[Extracted data entries]
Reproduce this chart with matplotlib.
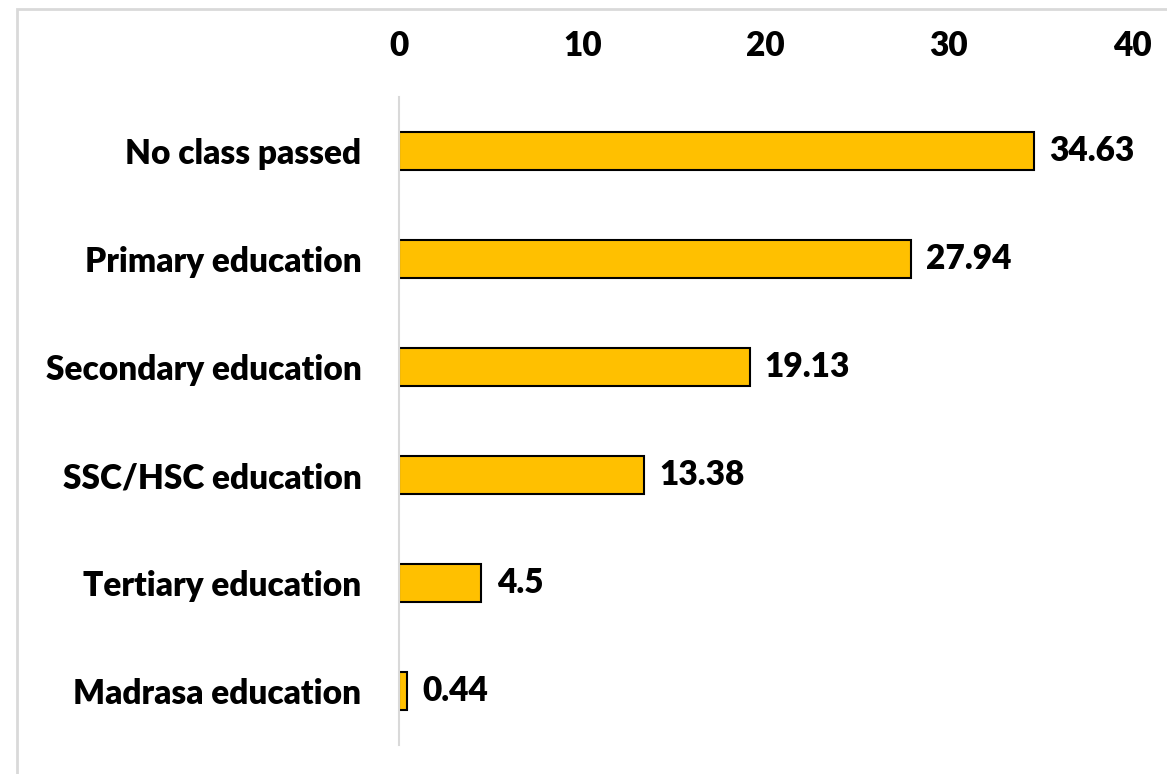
import matplotlib.pyplot as plt
from matplotlib.patches import Rectangle

categories = ['No class passed', 'Primary education', 'Secondary education',
              'SSC/HSC education', 'Tertiary education', 'Madrasa education']
values = [34.63, 27.94, 19.13, 13.38, 4.5, 0.44]
value_labels = ['34.63', '27.94', '19.13', '13.38', '4.5', '0.44']
xticks = [0, 10, 20, 30, 40]

plt.rcParams['font.family'] = ['Lato', 'DejaVu Sans']
FS = 24
FW = 'heavy'

fig = plt.figure(figsize=(11.67, 7.74), dpi=100)
ax = fig.add_axes([399/1167, 1 - 745/774, (1132 - 399)/1167, (745 - 97)/774])

pos = list(range(len(categories)))
ax.barh(pos, values, height=0.35, color='#FFC000', edgecolor='black', linewidth=1.5)

for p, v, lbl in zip(pos, values, value_labels):
    ax.annotate(lbl, (v, p), xytext=(11, 0), textcoords='offset points',
                va='center', ha='left', fontsize=FS, fontweight=FW)

ax.set_ylim(len(categories) - 0.5, -0.5)
ax.set_xlim(0, 40)
ax.set_yticks(pos)
ax.set_yticklabels(categories, fontsize=FS, fontweight=FW)
ax.set_xticks(xticks)
ax.set_xticklabels([str(t) for t in xticks], fontsize=FS, fontweight=FW)
ax.xaxis.tick_top()
ax.tick_params(axis='both', length=0)
ax.tick_params(axis='x', pad=25)
ax.tick_params(axis='y', pad=27)

for s in ['top', 'right', 'bottom']:
    ax.spines[s].set_visible(False)
ax.spines['left'].set_color('#d9d9d9')
ax.spines['left'].set_linewidth(1.5)

# thin frame round the chart area, running off the right and bottom edges
fig.patches.append(Rectangle((17/1167, -0.1), 1.0, 1.1 - 9/774,
                             transform=fig.transFigure, fill=False,
                             edgecolor='#d9d9d9', linewidth=2))

fig.savefig('out.png', dpi=100)
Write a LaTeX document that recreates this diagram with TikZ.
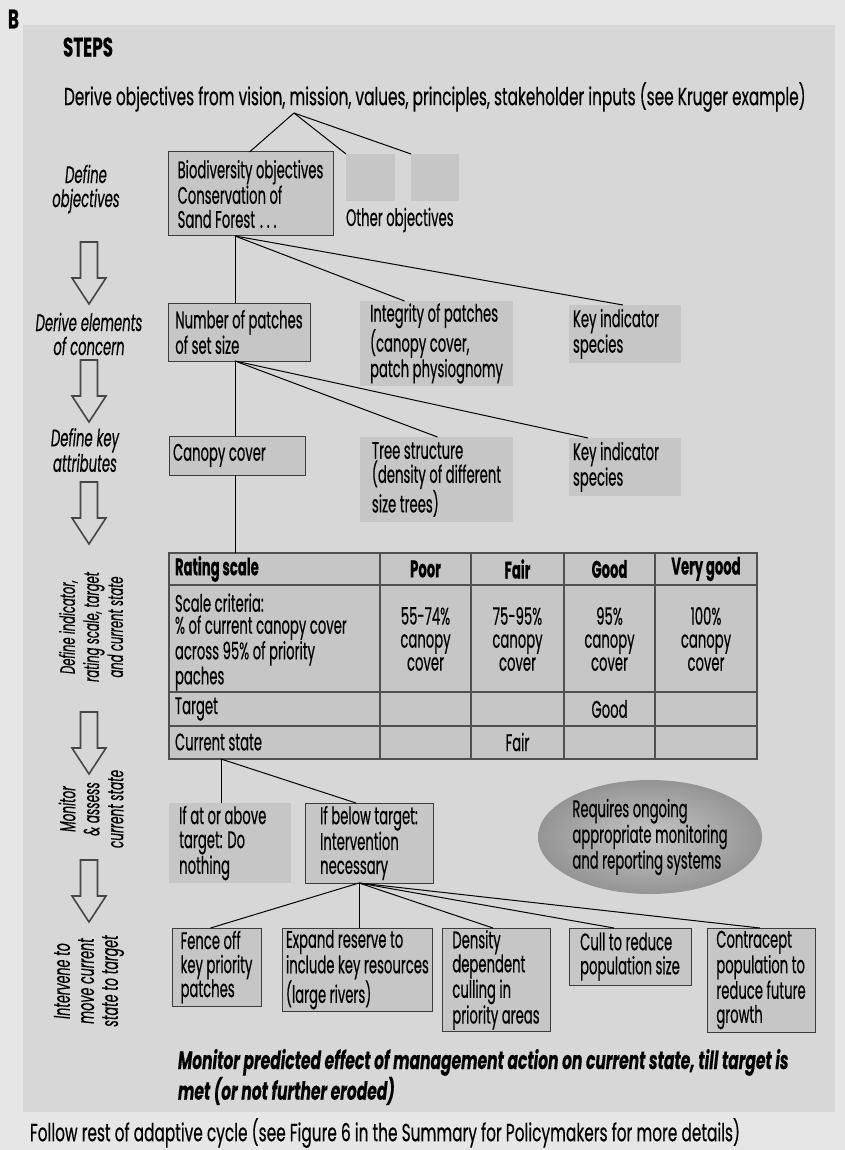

-- Problem details --
Please give again the entries word for word, starting at the first line and ending with the line that contains "va='center', ha='left', fontsize=FS, fontweight=FW)"; include both of those lines but none of the pictures.

-- Response to this exercise --
Reproduce this chart with matplotlib.
import matplotlib.pyplot as plt
from matplotlib.patches import Rectangle

categories = ['No class passed', 'Primary education', 'Secondary education',
              'SSC/HSC education', 'Tertiary education', 'Madrasa education']
values = [34.63, 27.94, 19.13, 13.38, 4.5, 0.44]
value_labels = ['34.63', '27.94', '19.13', '13.38', '4.5', '0.44']
xticks = [0, 10, 20, 30, 40]

plt.rcParams['font.family'] = ['Lato', 'DejaVu Sans']
FS = 24
FW = 'heavy'

fig = plt.figure(figsize=(11.67, 7.74), dpi=100)
ax = fig.add_axes([399/1167, 1 - 745/774, (1132 - 399)/1167, (745 - 97)/774])

pos = list(range(len(categories)))
ax.barh(pos, values, height=0.35, color='#FFC000', edgecolor='black', linewidth=1.5)

for p, v, lbl in zip(pos, values, value_labels):
    ax.annotate(lbl, (v, p), xytext=(11, 0), textcoords='offset points',
                va='center', ha='left', fontsize=FS, fontweight=FW)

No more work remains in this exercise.